Tuesday, 14 February 2012
The Beggars in Beijing reality show continues
There seems to be no end to the Beggars in Beijing reality show. The latest visitors taking their begging bowl to the Chinese capital are the two unelected European Union Presidents, Herman van Rompuy and José Barroso. They are both well versed in the old Chinese tradition of kowtowing, and for former maoist Barroso a visit to Beijing must feel like a nostalgic home coming, but in spite of these credentials they will have to return to their downgraded "empire" without more than empty words from the EU´s "strategic partner":
China is ready to increase its participation in efforts to resolved the eurozone's debt crisis, Chinese premier Wen Jiabao has told European leaders at summit talks in Beijing.
Wen said on Tuesday that China was "full of confidence in its own future" and hoped to see Europe "maintain stability and prosperity" as well.

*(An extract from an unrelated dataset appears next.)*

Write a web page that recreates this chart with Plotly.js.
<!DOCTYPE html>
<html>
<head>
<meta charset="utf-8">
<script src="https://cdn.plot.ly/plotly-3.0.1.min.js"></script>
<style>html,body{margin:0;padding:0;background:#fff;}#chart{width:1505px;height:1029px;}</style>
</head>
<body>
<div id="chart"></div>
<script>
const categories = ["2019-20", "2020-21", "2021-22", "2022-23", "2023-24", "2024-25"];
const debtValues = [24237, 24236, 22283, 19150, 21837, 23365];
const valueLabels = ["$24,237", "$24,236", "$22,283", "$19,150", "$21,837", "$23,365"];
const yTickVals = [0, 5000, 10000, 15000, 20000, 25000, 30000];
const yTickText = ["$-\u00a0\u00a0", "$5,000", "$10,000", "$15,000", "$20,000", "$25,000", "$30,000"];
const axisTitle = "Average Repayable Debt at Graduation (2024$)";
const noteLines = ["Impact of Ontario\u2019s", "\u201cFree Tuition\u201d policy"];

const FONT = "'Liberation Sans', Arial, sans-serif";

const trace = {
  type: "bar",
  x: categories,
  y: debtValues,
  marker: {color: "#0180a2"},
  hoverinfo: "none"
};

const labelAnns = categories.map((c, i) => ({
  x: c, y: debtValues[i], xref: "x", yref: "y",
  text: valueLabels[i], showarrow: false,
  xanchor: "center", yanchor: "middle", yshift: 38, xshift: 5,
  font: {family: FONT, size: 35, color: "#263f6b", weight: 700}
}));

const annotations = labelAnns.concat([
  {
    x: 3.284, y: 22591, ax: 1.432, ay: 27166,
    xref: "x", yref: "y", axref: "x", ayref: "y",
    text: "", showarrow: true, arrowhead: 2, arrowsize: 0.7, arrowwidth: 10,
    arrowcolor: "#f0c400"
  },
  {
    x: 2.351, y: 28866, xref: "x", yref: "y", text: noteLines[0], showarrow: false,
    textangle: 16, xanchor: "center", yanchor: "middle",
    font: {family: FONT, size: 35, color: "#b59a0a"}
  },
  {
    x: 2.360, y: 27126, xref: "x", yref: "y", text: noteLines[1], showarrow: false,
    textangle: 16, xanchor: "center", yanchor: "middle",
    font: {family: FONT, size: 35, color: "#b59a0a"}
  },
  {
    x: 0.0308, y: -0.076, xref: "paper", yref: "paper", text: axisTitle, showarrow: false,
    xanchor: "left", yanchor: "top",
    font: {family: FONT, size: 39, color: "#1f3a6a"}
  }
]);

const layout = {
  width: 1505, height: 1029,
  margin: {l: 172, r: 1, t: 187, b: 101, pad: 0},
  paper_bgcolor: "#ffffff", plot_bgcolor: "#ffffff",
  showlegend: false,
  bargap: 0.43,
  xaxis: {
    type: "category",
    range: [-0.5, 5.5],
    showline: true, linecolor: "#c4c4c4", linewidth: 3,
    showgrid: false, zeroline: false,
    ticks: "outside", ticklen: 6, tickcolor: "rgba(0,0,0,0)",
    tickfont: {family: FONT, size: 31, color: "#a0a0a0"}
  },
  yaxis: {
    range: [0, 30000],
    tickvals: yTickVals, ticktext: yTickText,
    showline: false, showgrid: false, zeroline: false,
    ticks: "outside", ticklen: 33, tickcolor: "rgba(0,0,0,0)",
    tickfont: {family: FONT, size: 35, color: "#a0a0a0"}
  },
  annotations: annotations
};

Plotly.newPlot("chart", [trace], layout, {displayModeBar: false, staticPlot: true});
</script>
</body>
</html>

But Wen stopped short of saying whether China would buy bonds in a bailout fund designed to rescue debt-stricken EU countries.
Al Jazeera's Melissa Chang, reporting from Beijing, said that China had the potential to purchase a large amount of European bonds to help fight off the financial crisis, but had not done so due to doubts over whether its investment would generate sufficient returns.
"We have seen plenty of European delegates and envoys in the past few months come through here asking for assistance. And so far all that we have seen from China is a lot of words, but very little action," she said.
"The Chinese are not entirely confident that they will get their money's worth if they assist the Europeans."
However, the Belgian beggar, made a serious mistake by this thinly veiled threat:
Herman Van Rompuy, the European Union's top official, said the economies of the two sides were "so interdependent that change in the growth rate in one of the two strategic partners has a direct and palpable impact on the other one."
What the haiku poet actually told his hosts is, that "if you do not help us, our financial and economic crisis will soon start seriously hurting your growth, too". Not exactly the kind of language that beggars on a kowtowing mission should use in front of the eastern mandarins.